Fábio Paride Pallotta Henrique Perazzi de Aquino quando quiser vamos nessa. Dias 4 e 5 de junho tenho mais duas. É para os meus alunos de arquitetura, mas você é meu convidado.
Cara Paisagem o estimado David Henry Thoreau (desobediência civil) também escreveu "Andar a pé"::: http://www.ebooksbrasil.org/adobeebook/andarape.pdf
Henrique Perazzi de Aquino Esse texto é mais que maravilhoso, condutor de vidas, diria, as nossas. Obrigado por compartilhar Thoreau.

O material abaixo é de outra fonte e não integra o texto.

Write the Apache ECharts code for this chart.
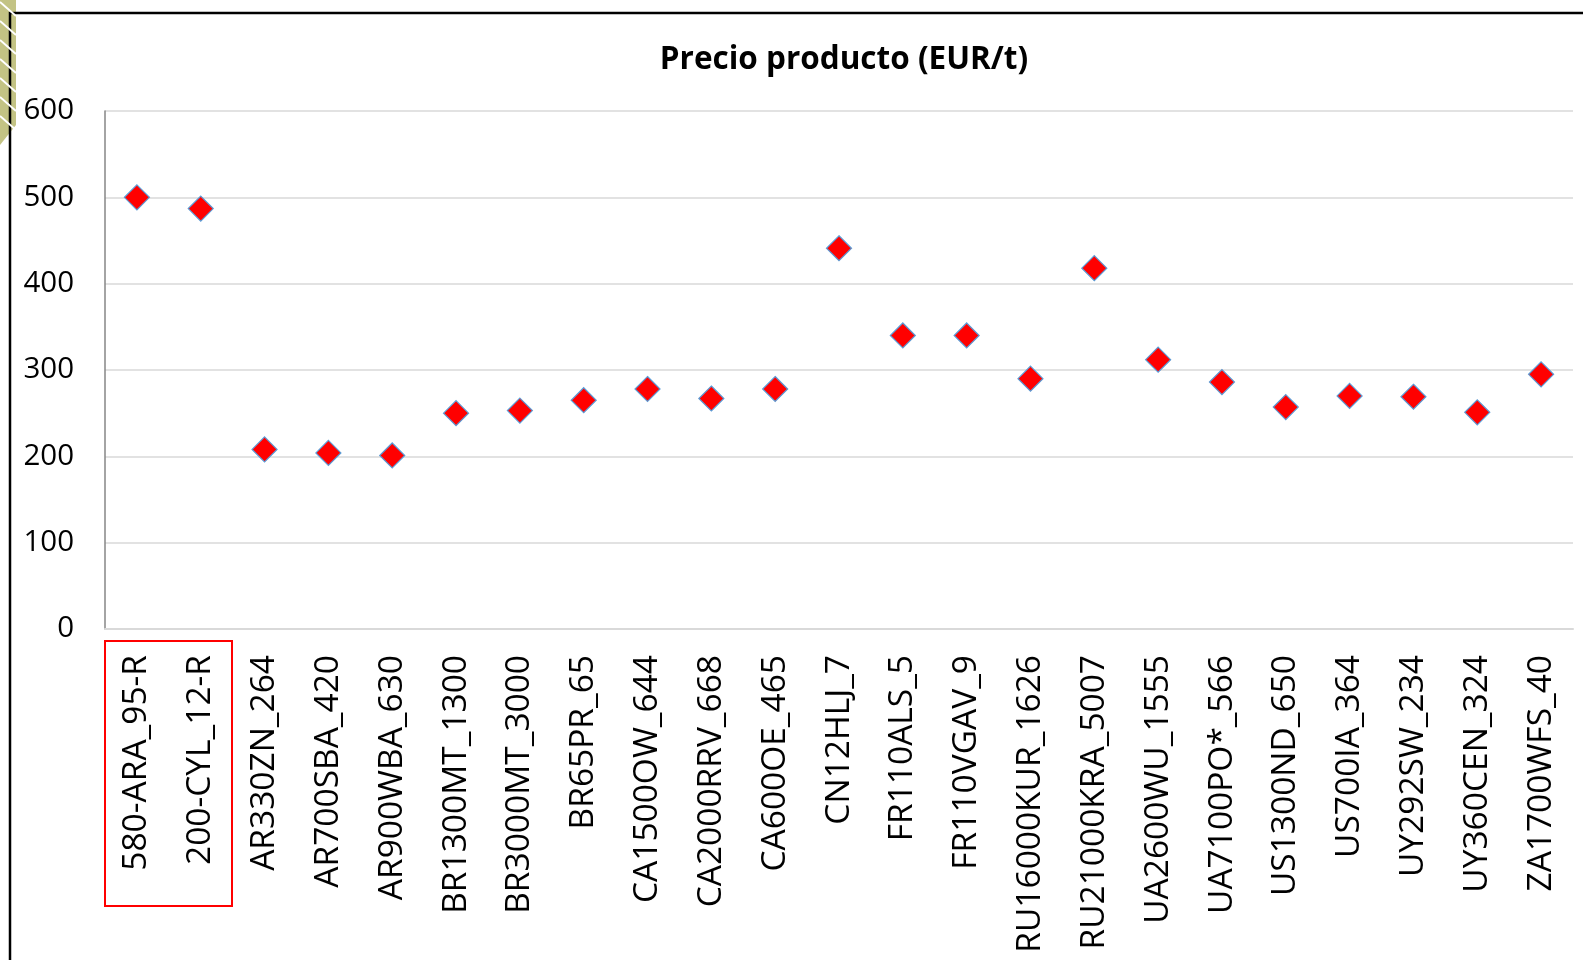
<!DOCTYPE html>
<html>
<head>
<meta charset="utf-8">
<script src="https://cdn.jsdelivr.net/npm/echarts@6/dist/echarts.min.js"></script>
<style>
  html, body { margin: 0; padding: 0; background: #fff; }
  #main { width: 1583px; height: 960px; }
</style>
</head>
<body>
<div id="main"></div>
<script>
// categories on the x axis
let plantas = [
    '580-ARA_95-R', '200-CYL_12-R', 'AR330ZN_264', 'AR700SBA_420', 'AR900WBA_630',
    'BR1300MT_1300', 'BR3000MT_3000', 'BR65PR_65', 'CA1500OW_644', 'CA2000RRV_668',
    'CA600OE_465', 'CN12HLJ_7', 'FR110ALS_5', 'FR110VGAV_9', 'RU16000KUR_1626',
    'RU21000KRA_5007', 'UA2600WU_1555', 'UA7100PO*_566', 'US1300ND_650', 'US700IA_364',
    'UY292SW_234', 'UY360CEN_324', 'ZA1700WFS_40'
];
// precio producto, EUR/t
let precio = [
    500, 487, 208, 204, 201,
    250, 253, 265, 278, 267,
    278, 441, 340, 340, 290,
    418, 312, 286, 257, 270,
    269, 251, 295
];
let yTicks = { min: 0, max: 600, interval: 100 };

let chartDom = document.getElementById('main');
let myChart = echarts.init(chartDom);
let option;

// striped corner decoration, top left
let stripes = [];
for (let i = 0; i < 7; i++) {
    let y0 = 2 + i * 19;
    stripes.push({
        type: 'line',
        shape: { x1: 0, y1: y0, x2: 16, y2: y0 + 14 },
        style: { stroke: '#ffffff', lineWidth: 2 },
        z: 3
    });
}

option = {
    backgroundColor: '#ffffff',
    animation: false,
    title: {
        text: 'Precio producto (EUR/t)',
        left: 839,
        top: 39,
        textAlign: 'center',
        textStyle: {
            fontFamily: '"Open Sans", sans-serif',
            fontWeight: 'bold',
            fontSize: 31.5,
            color: '#000'
        }
    },
    grid: {
        left: 105,
        right: 10,
        top: 111,
        bottom: 331
    },
    xAxis: {
        type: 'category',
        data: plantas,
        boundaryGap: true,
        axisLine: {
            show: true,
            lineStyle: { color: '#d9d9d9', width: 2 }
        },
        axisTick: { show: false },
        axisLabel: {
            rotate: 90,
            margin: 26,
            interval: 0,
            color: '#000',
            fontFamily: '"Open Sans", sans-serif',
            fontSize: 33.5
        }
    },
    yAxis: {
        type: 'value',
        min: yTicks.min,
        max: yTicks.max,
        interval: yTicks.interval,
        axisLine: {
            show: true,
            lineStyle: { color: '#868686', width: 1.5 }
        },
        axisTick: { show: false },
        axisLabel: {
            margin: 31,
            color: '#000',
            fontFamily: '"Open Sans", sans-serif',
            fontSize: 29.5
        },
        splitLine: {
            show: true,
            lineStyle: { color: '#d9d9d9', width: 1.5 }
        }
    },
    series: [{
        name: 'Precio',
        type: 'scatter',
        data: precio,
        symbol: 'diamond',
        symbolSize: 25,
        itemStyle: {
            color: '#ff0000',
            opacity: 1,
            borderColor: '#5b9bd5',
            borderWidth: 1.2
        },
        z: 5
    }],
    graphic: [
        // frame of the slide
        {
            type: 'polyline',
            shape: { points: [[10, 960], [10, 13], [1583, 13]] },
            style: { stroke: '#000', lineWidth: 2.5, fill: null },
            z: 2
        },
        // olive corner band
        {
            type: 'polygon',
            shape: { points: [[0, 0], [16, 0], [16, 125], [0, 145]] },
            style: { fill: '#c3c384' },
            z: 1
        },
        // red box round the first two labels
        {
            type: 'rect',
            shape: { x: 105, y: 641, width: 127, height: 265 },
            style: { stroke: '#ff0000', lineWidth: 2, fill: null },
            z: 4
        }
    ].concat(stripes)
};

option && myChart.setOption(option);
</script>
</body>
</html>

Ivy Wiens Não saber dirigir (ou não me dispor a, visto que tenho habilitação) me proporciona fazer longas caminhadas por onde passo. Para uns é um sacrifício, mas para mim é um prazer e um momento de contemplação. Suas reflexões, querido Henrique Perazzi de Aquino, novamente trouxeram para o meu presente uma pessoa com quem convivi no passado, desta vez o elétrico Fábio Paride Pallotta. Obrigada!
Tássia Eleonora Vaguemos mais pelos caminhos incertos, sem saber aonde vamos parar.. Emoticon smile E assim vamos construindo nossas próprias narrativas.
Silvio Selva Sou caminhante emérito. Aos 54 anos, não sinto falta da carteira que jamais tirei. Hoje, meu expediente começa as tres da tarde, mas já estou no teatro. Mais precisamente na arena, desenhando, depois de uma bela caminhada de 5 quilometros.
Roque Ferreira É na piteira que construímos nossas redes, descobrimos encantos escondidos. Sempre cruzei cidades e lugares na piteira. Ainda hoje insisto nesta pratica fantástica. A rua é mágica.